Superbe condensé de l’œuvre de Spielberg, hybride entre le grand spectacle de Jurassic Park et l’horrible réalité de la guerre dépeinte dans Il faut Sauver le Soldat Ryan.
Je me souviens avoir vu ce film dans les pires conditions possibles, sur une télévision 4:3 cathodique dans un car lors d’un voyage scolaire, la veille de la fameuse fin du monde du 21 décembre 2012. Nous enchaînions alors les films catastrophes tels que Le Jour d’Après ou... 2012, donc. Pourtant, j’ai été happé par le film plus que les autres, et je comprends aujourd’hui pourquoi. Les films d’invasion extra-terrestre types à la Independence Day (que j’aime tout de même pour son aspect décomplexé) se contentent généralement de filmer les scènes de panique et de destruction de loin, et les foules exterminées par les envahisseurs sont souvent anonymes. La Guerre des Mondes vous met la tête dans ces foules qui ne comprennent même pas ce qui leur arrive, et ne vous laisse pas respirer une seconde.
Il s’agit d’ailleurs du premier film où je note la virtuosité de la direction des figurants lors des scènes de foule. Peu importe où l’on regarde, chaque comportement, chaque réaction est d’un réalisme donnant l’impression que chaque personnage possède sa propre histoire, et vit une progression similaire à celle de Ray, Rachel et Robbie, n’apparaissant alors que comme une famille ordinaire parmi des centaines d’autres subissant la même situation (et pour rendre Tom Cruise ordinaire, faut y aller). Ce qui rend d’autant plus angoissant de voir ces individus s’entre-tuer pour survire, une extrémité à laquelle le protagoniste est lui-même confronté plus tard. Ici, on délaisse l’affrontement manichéen pour un chaos d’un réalisme glaçant.
Le dénouement du film, hérité du roman de H.G. Wells et souvent considéré comme une facilité scénaristique, achève de me terrifier. Car ce n’est ni la force, ni l’intelligence des humains qui leur permettent de « gagner », mais bien le hasard : et sans cela, le cauchemar aurait certainement continué jusqu’au bout. Cette fin nous rappelle que nos armées et nos nations ne sont qu’une illusion de puissance.
Si La Guerre des Mondes m’a effrayé, la réaction du public à son égard l’a fait peut-être encore plus. Les critiques négatives récurrentes se plaignent précisément du génie de ce film : trop intimiste, pas assez de scènes de guerre en compagnie de l’armée, les enfants crient trop. Il semble pourtant clair que ce film n'a pas pour but d'être agréable à regarder: l'invasion extraterrestre n'est pas abordée comme un spectacle fantastique, mais comme si elle était réellement arrivée, et devait être traitée avec gravité.

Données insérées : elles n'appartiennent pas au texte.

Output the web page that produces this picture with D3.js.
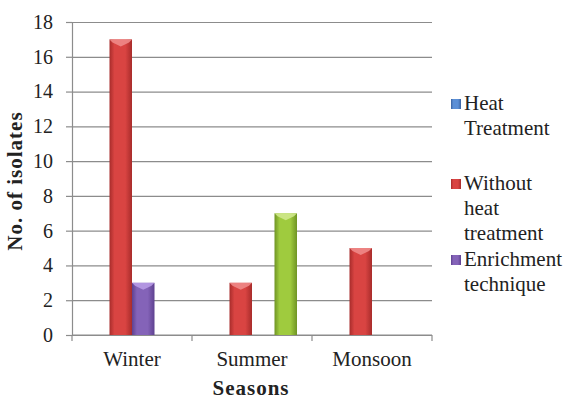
<!DOCTYPE html>
<html>
<head>
<meta charset="utf-8">
<script src="https://cdn.jsdelivr.net/npm/d3@7"></script>
<style>
  html, body { margin: 0; padding: 0; background: #fff; }
  svg { display: block; }
  text { font-family: "Liberation Serif", "Times New Roman", serif; fill: #222; }
</style>
</head>
<body>
<svg id="chart" width="566" height="400"></svg>
<script>
// Isolates recovered per season, by method
const seasons = ["Winter", "Summer", "Monsoon"];
const seriesKeys = ["heat", "without", "enrichment", "extra"];
const heatTreatment = [0, 0, 0];
const withoutHeat = [17, 3, 5];
const enrichment = [3, 0, 0];
const extraSeries = [0, 7, 0];
const yTicks = [0, 2, 4, 6, 8, 10, 12, 14, 16, 18];
const legendLabels = [["Heat", "Treatment"], ["Without", "heat", "treatment"], ["Enrichment", "technique"]];
const legendKeys = ["heat", "without", "enrichment"];

const valuesByKey = { heat: heatTreatment, without: withoutHeat, enrichment: enrichment, extra: extraSeries };
const palette = {
  heat:       { mid: "#5b8fd6", edge: "#3a62a0", cap: "#9cc0ee" },
  without:    { mid: "#d94442", edge: "#a82c2b", cap: "#ee8a88" },
  enrichment: { mid: "#8463b8", edge: "#5e4190", cap: "#b79ae6" },
  extra:      { mid: "#9fcb3e", edge: "#6f9424", cap: "#cfe88c" }
};

const svg = d3.select("#chart");
const plotLeft = 72, plotRight = 432, plotTop = 22, plotBottom = 335;

const x = d3.scaleBand().domain(seasons).range([plotLeft, plotRight]).padding(0);
const inner = d3.scaleBand().domain(seriesKeys)
  .range([x.bandwidth() * 0.125, x.bandwidth() * 0.875]).padding(0);
const y = d3.scaleLinear().domain([0, 18]).range([plotBottom, plotTop]);

// gradients for the bevelled bars
const defs = svg.append("defs");
seriesKeys.forEach(k => {
  const g = defs.append("linearGradient").attr("id", "grad-" + k)
    .attr("x1", "0%").attr("x2", "100%").attr("y1", "0%").attr("y2", "0%");
  g.append("stop").attr("offset", "0%").attr("stop-color", palette[k].edge);
  g.append("stop").attr("offset", "22%").attr("stop-color", palette[k].mid);
  g.append("stop").attr("offset", "70%").attr("stop-color", palette[k].mid);
  g.append("stop").attr("offset", "100%").attr("stop-color", palette[k].edge);
});

// gridlines
svg.append("g")
  .attr("transform", `translate(${plotLeft},0)`)
  .call(d3.axisLeft(y).tickValues(yTicks).tickSize(-(plotRight - plotLeft)).tickFormat(""))
  .call(g => g.select(".domain").remove())
  .call(g => g.selectAll("line").attr("stroke", "#8c8c8c").attr("stroke-width", 1.2));

// y axis
svg.append("g")
  .attr("transform", `translate(${plotLeft},0)`)
  .call(d3.axisLeft(y).tickValues(yTicks).tickSize(6).tickPadding(13))
  .call(g => g.select(".domain").attr("stroke", "#8c8c8c").attr("stroke-width", 1.2))
  .call(g => g.selectAll("line").attr("stroke", "#8c8c8c").attr("stroke-width", 1.2))
  .call(g => g.selectAll("text").attr("font-size", 20)
    .attr("font-family", "Liberation Serif").attr("fill", "#222"));

// x axis line with tick marks at category boundaries
svg.append("line").attr("x1", plotLeft).attr("x2", plotRight).attr("y1", plotBottom).attr("y2", plotBottom)
  .attr("stroke", "#8c8c8c").attr("stroke-width", 1.2);
const boundaries = seasons.map(s => x(s)).concat([plotRight]);
svg.append("g").selectAll("line").data(boundaries).join("line")
  .attr("x1", d => d).attr("x2", d => d).attr("y1", plotBottom).attr("y2", plotBottom + 6)
  .attr("stroke", "#8c8c8c").attr("stroke-width", 1.2);

svg.append("g").selectAll("text").data(seasons).join("text")
  .attr("x", d => x(d) + x.bandwidth() / 2).attr("y", 366)
  .attr("text-anchor", "middle").attr("font-size", 21).text(d => d);

// bars
const barData = [];
seasons.forEach((s, i) => seriesKeys.forEach(k => {
  const v = valuesByKey[k][i];
  if (v > 0) barData.push({ season: s, key: k, value: v });
}));
const bars = svg.append("g").selectAll("g").data(barData).join("g");
bars.append("rect")
  .attr("x", d => x(d.season) + inner(d.key))
  .attr("y", d => y(d.value))
  .attr("width", inner.bandwidth())
  .attr("height", d => y(0) - y(d.value))
  .attr("fill", d => `url(#grad-${d.key})`);
bars.append("path")
  .attr("d", d => {
    const x0 = x(d.season) + inner(d.key), w = inner.bandwidth(), y0 = y(d.value);
    return `M${x0},${y0}L${x0 + w},${y0}L${x0 + w - 3},${y0 + 3}L${x0 + w / 2},${y0 + 7}L${x0 + 3},${y0 + 3}Z`;
  })
  .attr("fill", d => palette[d.key].cap).attr("opacity", 0.9);

// axis titles
svg.append("text").attr("x", 251).attr("y", 395).attr("text-anchor", "middle")
  .attr("font-size", 21).attr("font-weight", "bold").attr("letter-spacing", 1).text("Seasons");
svg.append("text").attr("transform", "translate(22,181) rotate(-90)")
  .attr("text-anchor", "middle").attr("font-size", 21).attr("font-weight", "bold")
  .attr("letter-spacing", 1).text("No. of isolates");

// legend
const firstBaselines = [110, 190, 266];
const lineStep = 25;
const legend = svg.append("g").selectAll("g").data(legendKeys).join("g");
legend.append("rect")
  .attr("x", 451).attr("y", (d, i) => firstBaselines[i] - 11)
  .attr("width", 10).attr("height", 10)
  .attr("fill", d => `url(#grad-${d})`);
legend.each(function (d, i) {
  d3.select(this).selectAll("text").data(legendLabels[i]).join("text")
    .attr("x", 464).attr("y", (t, j) => firstBaselines[i] + j * lineStep)
    .attr("font-size", 21).text(t => t);
});
</script>
</body>
</html>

Que le public, aux États-Unis, ne ressente aucune empathie pour une famille contrainte de fuir la guerre après la destruction de leur foyer, quatre ans après les attentats du World Trade Center dont le film ne se cache pas son inspiration, et que ce même public souhaite suivre le parcours de l’armée ou des présidents du monde plutôt que celui de personnages de classe moyenne auxquels il pourrait davantage s’identifier, ne fait que confirmer la justesse du personnage de Robbie : aveuglé par la haine et fantasmant de prendre les armes lui-même pour sauver son pays - comme si, finalement, c’était aussi simple que dans un Independence Day. C’est oublier, comme le font la majorité des blockbuster du genre, que la guerre ne concerne pas que l’armée.